One positive effect of the 2008 financial collapse is that it has energized popular scrutiny of mainstream economic theory. The average person remains in the dark about credit default swaps and derivatives trading, but they are increasingly aware that economic theory is not the unified science its practitioners often pass it off as. The evidence is unavoidable: inequality and unemployment are at critical levels, de-regulated free-market "equilibrium" feels like an economic hurricane at the human level, governmental financial predictions are less reliable than guesses, and TV economists now only wear ties that colour-coordinate with "crimson-faced embarrassment". In times like these, dissenting voices need to deliver alternative economic visions in an accessible vernacular: the Demand Side Economics podcast is such a voice.

"Demand side" refers to a school of economic thought inspired by John Maynard Keynes that opposes many of the assumptions of mainstream "neoclassical" economics. In very basic terms, neoclassical models favour free-market forces (deregulation, low taxation) as the natural determinants of healthy economies, whereas demand side models favour central interventions (infrastructure spending and taxation) to mitigate boom-and-bust instability. The "demand" aspect refers to the prioritization of people's ability to participate in the economy (i.e. work and spend) over the freedom of capitalists to maximize profits at any social cost.

Host Alan Harvey delivers the demand side perspective in episodes that generally follow one of three formats. (1) Demand-side interpretations of current economic data; Harvey's current analytic mantra - "Bouncing along the bottom with downside risks" - reflects his deep pessimism toward a political culture in denial that persists with bankrupt economic thought (see "Forecast Friday" episodes). (2) Critique of what Harvey views as the hopelessly misguided (and, as he often intimates, intentionally misleading) analyses of mainstream economists and pundits - "Idiot of the Week" sections smack less of ad hominem spite than a genuine frustration at the partisan role played by supposedly objective, scientific analysts. (3) Finally, "Demand Side Relays" deliver edited speeches and broadcasts from like-minded economists (including Steve Keen and Joseph Stiglitz), with minimal commentary from Harvey.

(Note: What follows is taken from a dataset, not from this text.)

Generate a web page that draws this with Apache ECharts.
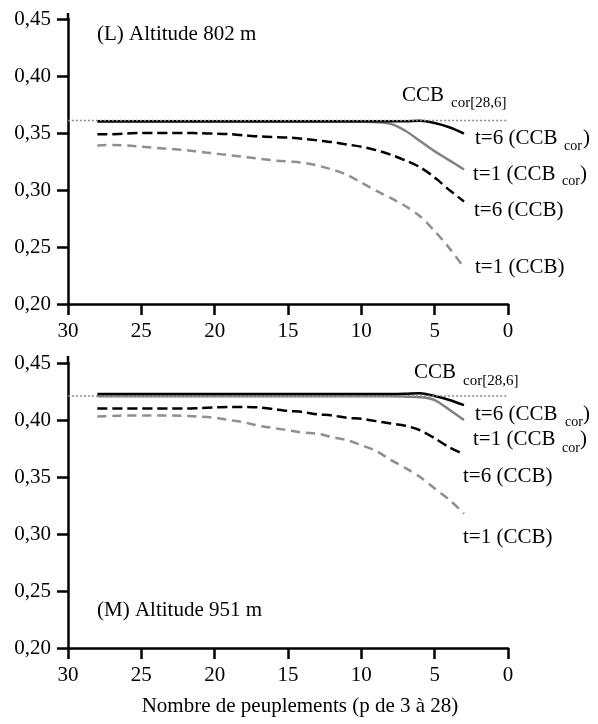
<!DOCTYPE html>
<html>
<head>
<meta charset="utf-8">
<script src="https://cdn.jsdelivr.net/npm/echarts@6/dist/echarts.min.js"></script>
<style>html,body{margin:0;padding:0;background:#fff;}#c{width:598px;height:724px;}</style>
</head>
<body>
<div id="c"></div>
<script>
// Number of stands p (x values)
var pVals = [28,27,26,25,24,23,22,21,20,19,18,17,16,15,14,13,12,11,10,9,8,7,6,5,4,3];
var xTicks = [30,25,20,15,10,5,0];
var yTicks = [0.20,0.25,0.30,0.35,0.40,0.45];

// Reference line CCB cor[28,6]
var refX = [30, 0];
var refTopVals = [0.361, 0.361];
var refBotVals = [0.421, 0.421];

// Panel L : Altitude 802 m
var topT6Cor = [0.3603,0.3603,0.3603,0.3603,0.3603,0.3603,0.3603,0.3603,0.3603,0.3603,0.3603,0.3603,0.3603,0.3603,0.3603,0.3603,0.3603,0.3603,0.3603,0.3603,0.3603,0.3603,0.3608,0.3588,0.355,0.3495];
var topT1Cor = [0.3598,0.3598,0.3598,0.3598,0.3598,0.3598,0.3598,0.3598,0.3598,0.3598,0.3598,0.3598,0.3598,0.3598,0.3598,0.3598,0.3598,0.3598,0.3598,0.3595,0.358,0.352,0.343,0.334,0.326,0.318];
var topT6 = [0.349,0.349,0.3495,0.350,0.350,0.350,0.350,0.3498,0.3495,0.349,0.348,0.347,0.3465,0.346,0.345,0.3435,0.342,0.340,0.338,0.335,0.331,0.326,0.320,0.311,0.300,0.290];
var topT1 = [0.339,0.3395,0.339,0.338,0.337,0.336,0.335,0.3335,0.332,0.3305,0.329,0.3275,0.326,0.325,0.324,0.3215,0.318,0.3135,0.3065,0.2995,0.293,0.286,0.277,0.264,0.249,0.232];

// Panel M : Altitude 951 m
var botT6Cor = [0.4228,0.4228,0.4228,0.4228,0.4228,0.4228,0.4228,0.4228,0.4228,0.4228,0.4228,0.4228,0.4228,0.4228,0.4228,0.4228,0.4228,0.4228,0.4228,0.4228,0.4228,0.4230,0.4235,0.421,0.4175,0.413];
var botT1Cor = [0.4208,0.4208,0.4208,0.4208,0.4208,0.4208,0.4208,0.4208,0.4208,0.4208,0.4208,0.4208,0.4208,0.4208,0.4208,0.4208,0.4208,0.4208,0.4208,0.4208,0.4208,0.4205,0.420,0.4175,0.409,0.400];
var botT6 = [0.410,0.410,0.410,0.410,0.410,0.410,0.410,0.4105,0.411,0.4115,0.4115,0.411,0.4095,0.408,0.407,0.405,0.404,0.402,0.401,0.399,0.397,0.395,0.391,0.384,0.376,0.370];
var botT1 = [0.403,0.4035,0.404,0.404,0.404,0.404,0.4035,0.403,0.402,0.400,0.398,0.395,0.393,0.391,0.389,0.388,0.385,0.3825,0.378,0.373,0.365,0.358,0.350,0.340,0.330,0.318];

var FONT = 'Liberation Serif';

function pairs(xs, ys){ return xs.map(function(x,i){ return [x, ys[i]]; }); }

function xAxisDef(gi){
  return {
    type:'value', gridIndex:gi, min:xTicks[xTicks.length-1], max:xTicks[0], interval:5, inverse:true,
    axisLine:{show:true, onZero:false, lineStyle:{color:'#000', width:2.5}},
    axisTick:{show:true, inside:false, length:11, lineStyle:{color:'#000', width:2.5}},
    axisLabel:{show:true, margin:17, color:'#000', fontFamily:FONT, fontSize:21},
    splitLine:{show:false}
  };
}
function yAxisDef(gi){
  return {
    type:'value', gridIndex:gi, min:yTicks[0], max:yTicks[yTicks.length-1], interval:0.05,
    axisLine:{show:true, onZero:false, lineStyle:{color:'#000', width:2.5}},
    axisTick:{show:true, inside:false, length:11, lineStyle:{color:'#000', width:2.5}},
    axisLabel:{show:true, margin:17, color:'#000', fontFamily:FONT, fontSize:21,
      formatter:function(v){ return v.toFixed(2).replace('.', ','); }},
    splitLine:{show:false}
  };
}
function lineSeries(gi, xs, ys, color, type, width, z){
  return {
    type:'line', xAxisIndex:gi, yAxisIndex:gi, data:pairs(xs, ys),
    symbol:'none', showSymbol:false, smooth:0.3, z:z,
    lineStyle:{color:color, type:type, width:width, cap:'butt'},
    silent:true
  };
}
function t(x, y, s, size){
  return {type:'text', x:x, y:y, style:{text:s, fill:'#000', fontFamily:FONT, fontSize:size||21, verticalAlign:'middle', align:'left'}, silent:true};
}
function axisExt(y1, y2){
  return {type:'line', shape:{x1:68, y1:y1, x2:68, y2:y2}, style:{stroke:'#000', lineWidth:2.5}, silent:true};
}

var chart = echarts.init(document.getElementById('c'), null, {renderer:'canvas', width:598, height:724});
chart.setOption({
  animation:false,
  backgroundColor:'#fff',
  grid:[
    {left:68, top:19, width:440, height:285, containLabel:false},
    {left:68, top:363, width:440, height:285, containLabel:false}
  ],
  xAxis:[xAxisDef(0), xAxisDef(1)],
  yAxis:[yAxisDef(0), yAxisDef(1)],
  series:[
    lineSeries(0, pVals, topT1, '#8f8f8f', [9,6], 2.5, 2),
    lineSeries(0, pVals, topT6, '#000', [10,5], 2.5, 3),
    lineSeries(0, pVals, topT1Cor, '#808080', 'solid', 2.5, 4),
    lineSeries(0, pVals, topT6Cor, '#000', 'solid', 2.5, 5),
    lineSeries(0, refX, refTopVals, '#888', [2,2], 1.5, 6),
    lineSeries(1, pVals, botT1, '#8f8f8f', [9,6], 2.5, 2),
    lineSeries(1, pVals, botT6, '#000', [10,5], 2.5, 3),
    lineSeries(1, pVals, botT1Cor, '#808080', 'solid', 2.5, 4),
    lineSeries(1, pVals, botT6Cor, '#000', 'solid', 2.5, 5),
    lineSeries(1, refX, refBotVals, '#888', [2,2], 1.5, 6)
  ],
  graphic:[
    axisExt(13, 20),
    axisExt(356, 364),
    t(97, 34, '(L) Altitude 802 m'),
    t(402, 95, 'CCB'),
    t(451, 103, 'cor[28,6]', 15),
    t(475, 138, 't=6 (CCB'),
    t(564, 146, 'cor', 14),
    t(583, 138, ')'),
    t(473, 174, 't=1 (CCB'),
    t(562, 181, 'cor', 14),
    t(580, 174, ')'),
    t(474, 210, 't=6 (CCB)'),
    t(475, 267, 't=1 (CCB)'),

    t(97, 610, '(M) Altitude 951 m'),
    t(414, 372, 'CCB'),
    t(463, 381, 'cor[28,6]', 15),
    t(475, 414, 't=6 (CCB'),
    t(565, 422, 'cor', 14),
    t(583, 414, ')'),
    t(473, 439, 't=1 (CCB'),
    t(562, 448, 'cor', 14),
    t(580, 439, ')'),
    t(463, 476, 't=6 (CCB)'),
    t(463, 537, 't=1 (CCB)'),

    {type:'text', x:300, y:706, style:{text:'Nombre de peuplements (p de 3 à 28)', fill:'#000', fontFamily:FONT, fontSize:21, verticalAlign:'middle', align:'center'}, silent:true}
  ]
});
</script>
</body>
</html>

Quite clearly Demand Side delivers a particular view, and if the last five years has taught us anything it is that we should be suspicious of any economic philosophy that claims to be "a system that works." But Harvey's podcast also does a great non-partisan service in identifying the questionable role of academics in propagating economic ideology. Take the case of Harvard economists Reinhart and Rogoff, whose 2010 paper - which concludes that economic growth stalls in countries when their debt-GDP ratio reaches 90% - became a key source of legitimacy for widespread international policies of austerity. Reinhart and Rogoff's paper has since been discredited as biased, of questionable methodology, and riddled with errors including a basic excel spreadsheet anomaly(!) This revelation came three years too late to offer any comfort to the people of Greece, the UK, and a number of other populations who are needlessly enduring brutal austerity policies. How did such an influential publication make it through the peer-review process? What other bogus studies are currently propping up public policy? Who exactly is funding and influencing the findings of presumably neutral scientists? Merely laying claim to scientific basis has proven to be no guarantee of accuracy or political objectivity in the past: we should remember that eugenics, craniometry and polygenism were all post-hoc scientific attempts to legitimize manifest racist inequality as expressions of the natural order of things. Could economic theory not be used to serve similarly nefarious interests?

Demand Side Economics is not out to entertain: it expends little energy on production values and Alan Harvey's delivery is drier than a Churchill martini. Having never found a reliably genuine image of Harvey online, I always imagine his dour monologues delivered by Droopy the dog, and I suspect that the excellent transcripts he provides with each episode are really repurposed scripts. But there is a charm to the deadpan, and Harvey's glum sense of humour delivers the occasional wry smile. As an economics neophyte, I appreciate the clarity and scope of these podcasts, and I feel just that little bit better equipped to withstand the barrage of economic crypto-science masquerading as objective information.